[Work instructions]
In this exercise, return the whole listing exactly, excluding any images.

[Dataset content]
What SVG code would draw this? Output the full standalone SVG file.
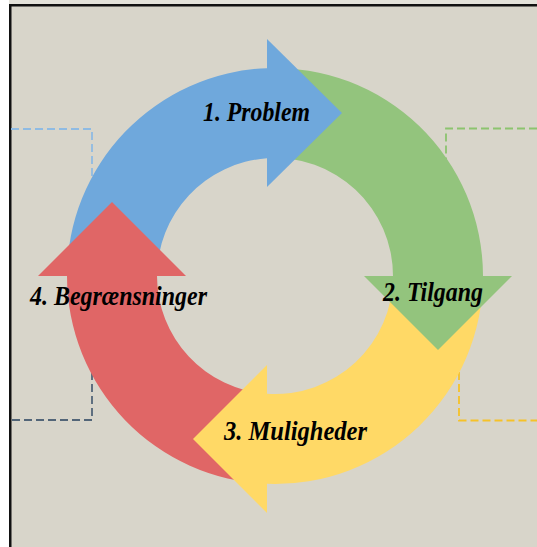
<svg xmlns="http://www.w3.org/2000/svg" width="537" height="547" viewBox="0 0 537 547">
  <style>
    .dash { fill: none; stroke-width: 1.8; stroke-dasharray: 8 4; }
    .lbl { font-family: "Liberation Serif", "DejaVu Serif", serif; font-weight: bold; font-style: italic; font-size: 28px; fill: #000; }
    .blue { fill: #6fa8dc; }
    .green { fill: #93c47d; }
    .yellow { fill: #ffd966; }
    .red { fill: #e06666; }
  </style>
  <rect x="0" y="0" width="537" height="547" fill="#ffffff"/>
  <rect x="9" y="0" width="528" height="5" fill="#e4e2da"/>
  <rect x="10" y="6" width="527" height="541" fill="#d8d5ca"/>
  <rect x="9" y="4" width="528" height="2.5" fill="#111"/>
  <rect x="9" y="4" width="2.5" height="543" fill="#111"/>

  <g id="frames">
    <path class="dash" stroke="#8fbbe3" d="M11,129 H92 V276"/>
    <path class="dash" stroke="#526578" d="M92,276 V420 H11"/>
    <path class="dash" stroke="#8cc46f" d="M537,128.5 H446 V276"/>
    <path class="dash" stroke="#f5c228" d="M459,276 V420.5 H537"/>
  </g>

  <g id="ring">
    <path class="blue" d="M67,276 A208,208 0 0 1 267,68.15 L267,158.27 A118,118 0 0 0 157,276 Z"/>
    <path class="green" d="M267,68.15 A208,208 0 0 1 483,276 L393,276 A118,118 0 0 0 267,158.27 Z"/>
    <path class="yellow" d="M483,276 A208,208 0 0 1 267,483.85 L267,393.73 A118,118 0 0 0 393,276 Z"/>
    <path class="red" d="M267,483.85 A208,208 0 0 1 67,276 L157,276 A118,118 0 0 0 267,393.73 Z"/>
  </g>

  <g id="connectors"></g>

  <g id="node-problem">
    <path class="blue" d="M267,39 L342,113 L267,187 Z"/>
    <text class="lbl" x="203" y="121" textLength="107" lengthAdjust="spacingAndGlyphs">1. Problem</text>
  </g>
  <g id="node-tilgang">
    <path class="green" d="M364,276 L512,276 L438,350 Z"/>
    <text class="lbl" x="383" y="301" textLength="100" lengthAdjust="spacingAndGlyphs">2. Tilgang</text>
  </g>
  <g id="node-muligheder">
    <path class="yellow" d="M267,365 L267,513 L193,439 Z"/>
    <text class="lbl" x="224" y="440" textLength="143" lengthAdjust="spacingAndGlyphs">3. Muligheder</text>
  </g>
  <g id="node-begraensninger">
    <path class="red" d="M38,276 L186,276 L112,202 Z"/>
    <text class="lbl" x="30" y="305" textLength="177" lengthAdjust="spacingAndGlyphs">4. Begrænsninger</text>
  </g>
</svg>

[Task result]
What SVG code would draw this? Output the full standalone SVG file.
<svg xmlns="http://www.w3.org/2000/svg" width="537" height="547" viewBox="0 0 537 547">
  <style>
    .dash { fill: none; stroke-width: 1.8; stroke-dasharray: 8 4; }
    .lbl { font-family: "Liberation Serif", "DejaVu Serif", serif; font-weight: bold; font-style: italic; font-size: 28px; fill: #000; }
    .blue { fill: #6fa8dc; }
    .green { fill: #93c47d; }
    .yellow { fill: #ffd966; }
    .red { fill: #e06666; }
  </style>
  <rect x="0" y="0" width="537" height="547" fill="#ffffff"/>
  <rect x="9" y="0" width="528" height="5" fill="#e4e2da"/>
  <rect x="10" y="6" width="527" height="541" fill="#d8d5ca"/>
  <rect x="9" y="4" width="528" height="2.5" fill="#111"/>
  <rect x="9" y="4" width="2.5" height="543" fill="#111"/>

  <g id="frames">
    <path class="dash" stroke="#8fbbe3" d="M11,129 H92 V276"/>
    <path class="dash" stroke="#526578" d="M92,276 V420 H11"/>
    <path class="dash" stroke="#8cc46f" d="M537,128.5 H446 V276"/>
    <path class="dash" stroke="#f5c228" d="M459,276 V420.5 H537"/>
  </g>

  <g id="ring">
    <path class="blue" d="M67,276 A208,208 0 0 1 267,68.15 L267,158.27 A118,118 0 0 0 157,276 Z"/>
    <path class="green" d="M267,68.15 A208,208 0 0 1 483,276 L393,276 A118,118 0 0 0 267,158.27 Z"/>
    <path class="yellow" d="M483,276 A208,208 0 0 1 267,483.85 L267,393.73 A118,118 0 0 0 393,276 Z"/>
    <path class="red" d="M267,483.85 A208,208 0 0 1 67,276 L157,276 A118,118 0 0 0 267,393.73 Z"/>
  </g>

  <g id="connectors"></g>

  <g id="node-problem">
    <path class="blue" d="M267,39 L342,113 L267,187 Z"/>
    <text class="lbl" x="203" y="121" textLength="107" lengthAdjust="spacingAndGlyphs">1. Problem</text>
  </g>
  <g id="node-tilgang">
    <path class="green" d="M364,276 L512,276 L438,350 Z"/>
    <text class="lbl" x="383" y="301" textLength="100" lengthAdjust="spacingAndGlyphs">2. Tilgang</text>
  </g>
  <g id="node-muligheder">
    <path class="yellow" d="M267,365 L267,513 L193,439 Z"/>
    <text class="lbl" x="224" y="440" textLength="143" lengthAdjust="spacingAndGlyphs">3. Muligheder</text>
  </g>
  <g id="node-begraensninger">
    <path class="red" d="M38,276 L186,276 L112,202 Z"/>
    <text class="lbl" x="30" y="305" textLength="177" lengthAdjust="spacingAndGlyphs">4. Begrænsninger</text>
  </g>
</svg>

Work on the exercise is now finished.